Natalie Dedreux. Screen shot: ARD
During a meet-the-voter TV show on Monday night, an 18-year-old from Cologne asked Chancellor Angela Merkel a question on late abortion that hit on a sensitive ethical debate.
“Mrs Merkel, you are a politician. You make laws. I’m an editor at a magazine for people like me who have Down Syndrome,” Cologne-native Natalie Dedreux told the Chancellor on a live show on public broadcaster ARD.
“Nine out of ten babies with Down Syndrome in Germany aren’t born," she continued.
"A baby with Down Syndrome can be aborted days before the birth, in what is called ‘late stage abortion.’ My colleagues and I want to know what your opinion on late stage abortion is, Mrs Merkel. Why can babies with Down Syndrome be aborted shortly before birth?

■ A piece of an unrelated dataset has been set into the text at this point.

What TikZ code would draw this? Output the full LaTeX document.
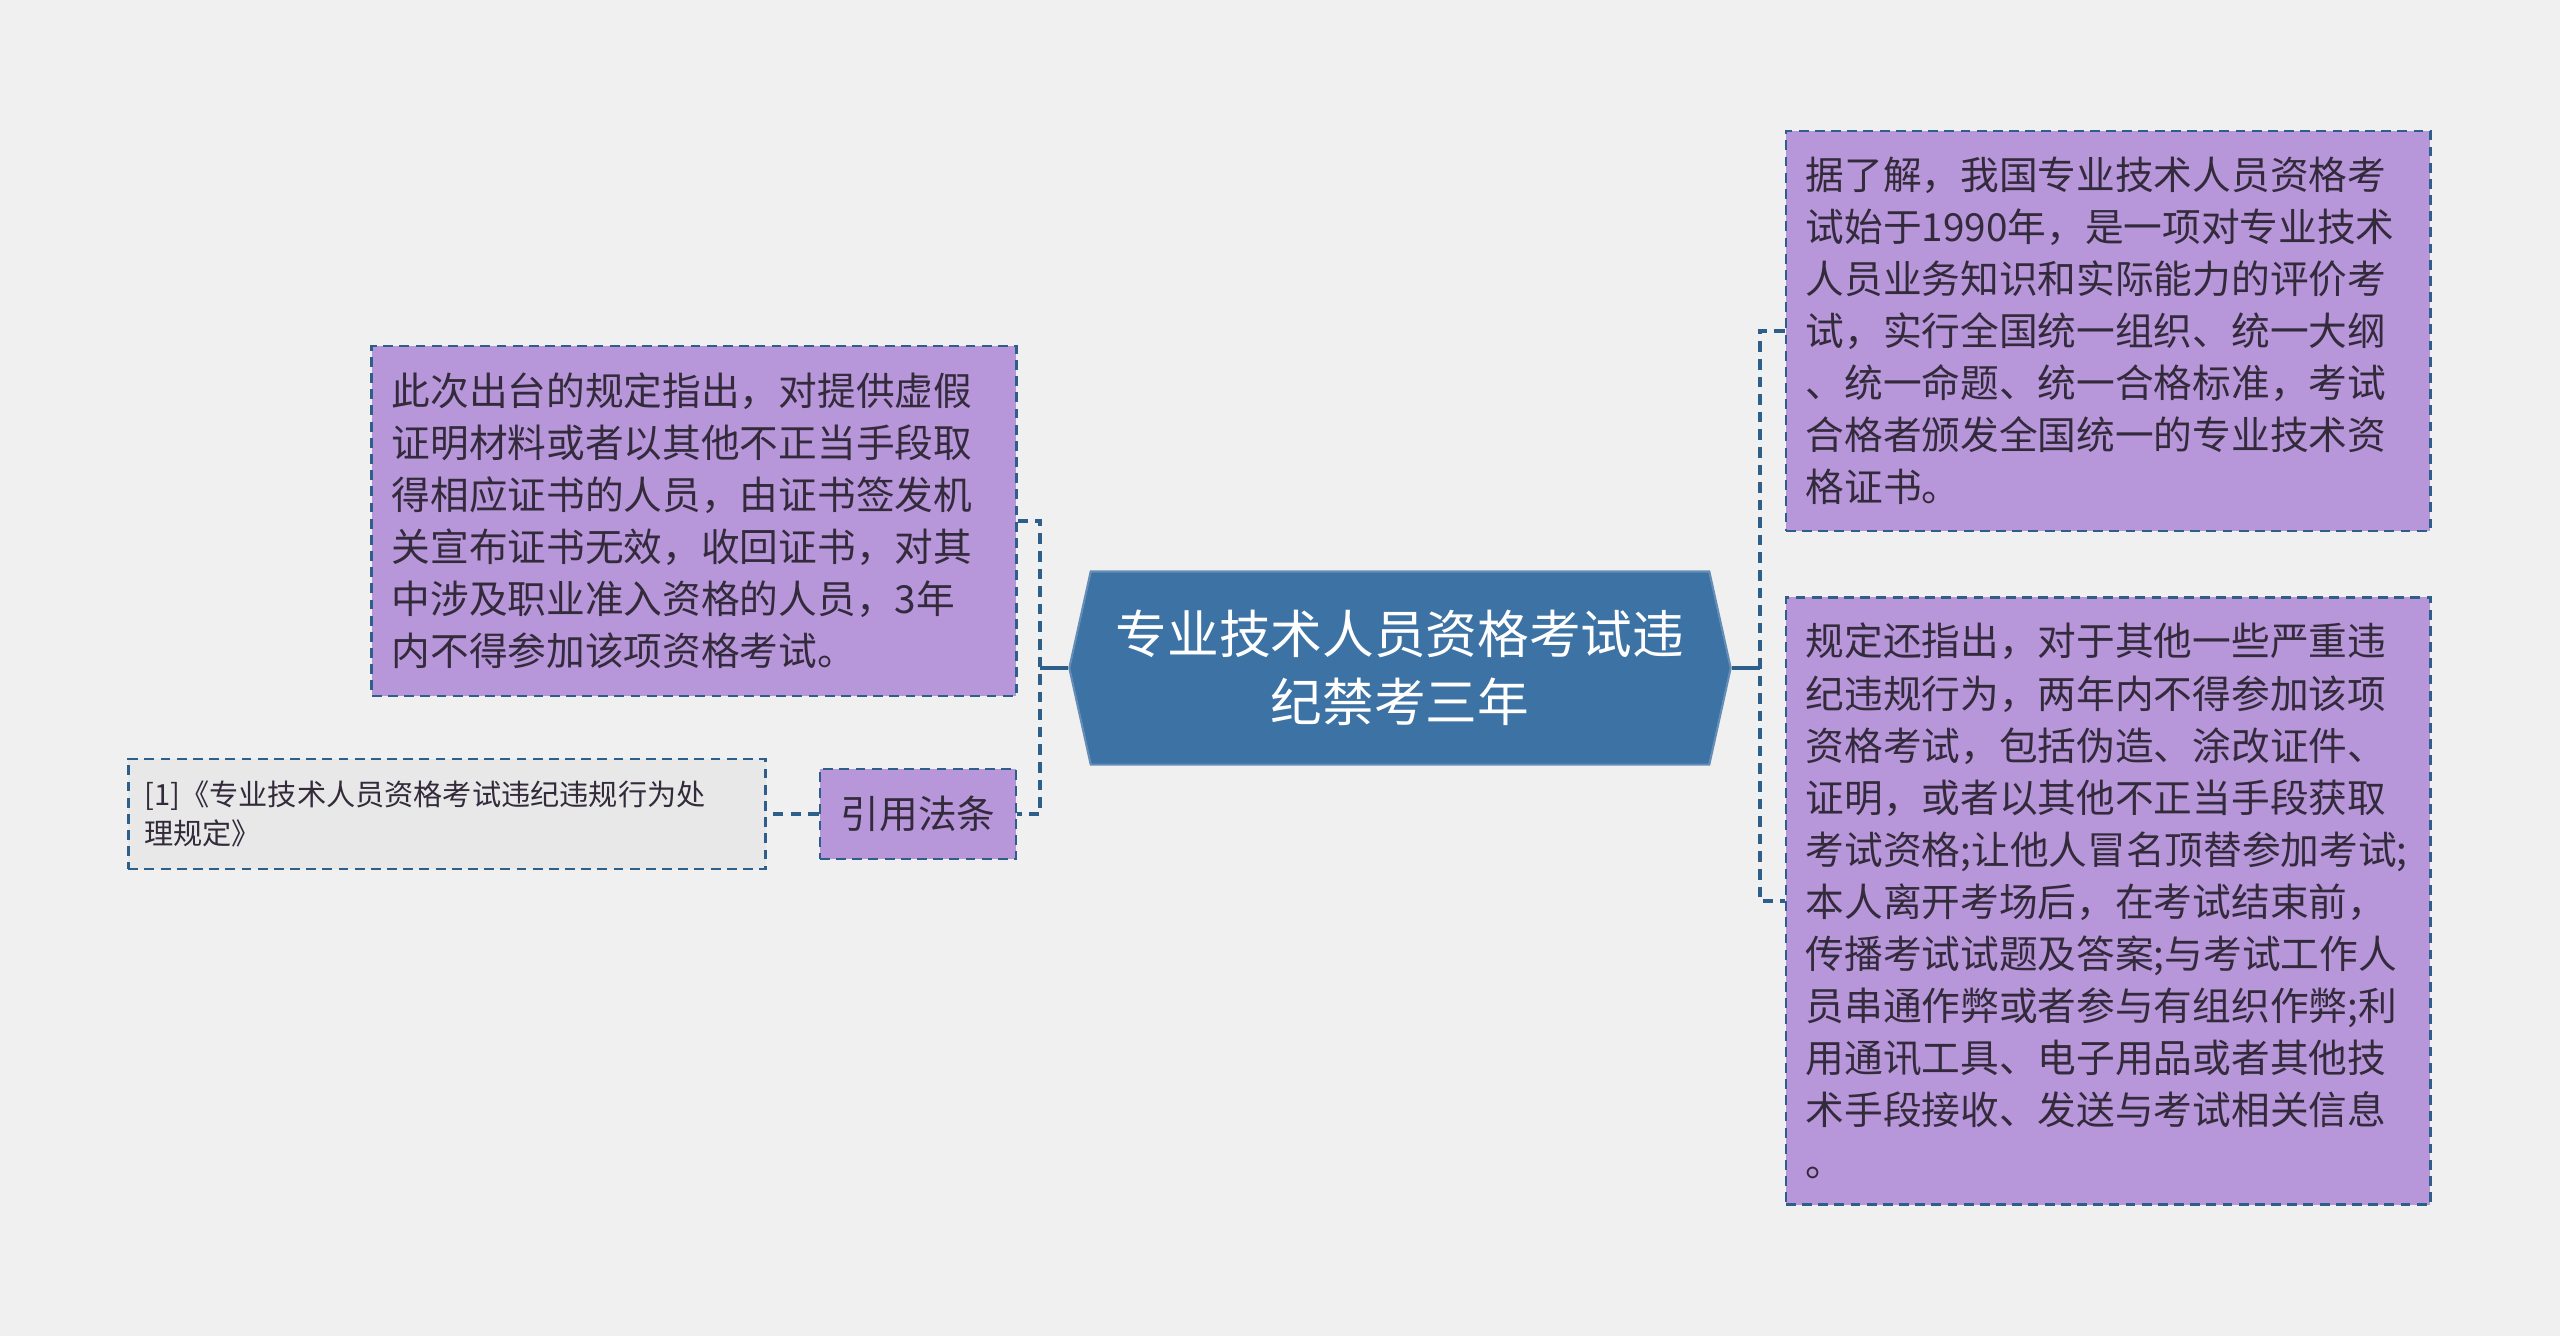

“I don’t want to be aborted, I want to be born,” Dedreux finished, before receiving sustained applause from the audience.
According to the German constitution abortion is still technically a crime. But women who choose to undergo an abortion within 12 weeks of the start of the pregnancy are exempt from punishment under the law.
If there is an indication that the birth poses a risk to the physical and mental health of the mother, an abortion can take place much later in the pregnancy.
The Chancellor responded to Dedreux's question by saying that in her youth in communist East Germany handicapped children were given no special support.
"It is one of the great advantages of German reunification that one sees today what can be achieved with funding, care and education,” she said.
Merkel argued that her party, the Christian Democrats (CDU), had fought for years to make sure that parents received compulsory consultation before they went through with an abortion.
“It was unbelievably difficult to win a majority for that,” she added, saying that the emphasis in political debate was on the mother's right to choose.
She attributed the fact that so many parents opt for abortion to people being unaware of the support that is on offer to them if their child is born with a handicap.
“Everyone has so much potential and every one can do something for society,” Merkel added.
Dedreux responded by saying that she felt like Merkel had fought for the rights of handicapped people during her time as Chancellor, adding that she was a "big fan".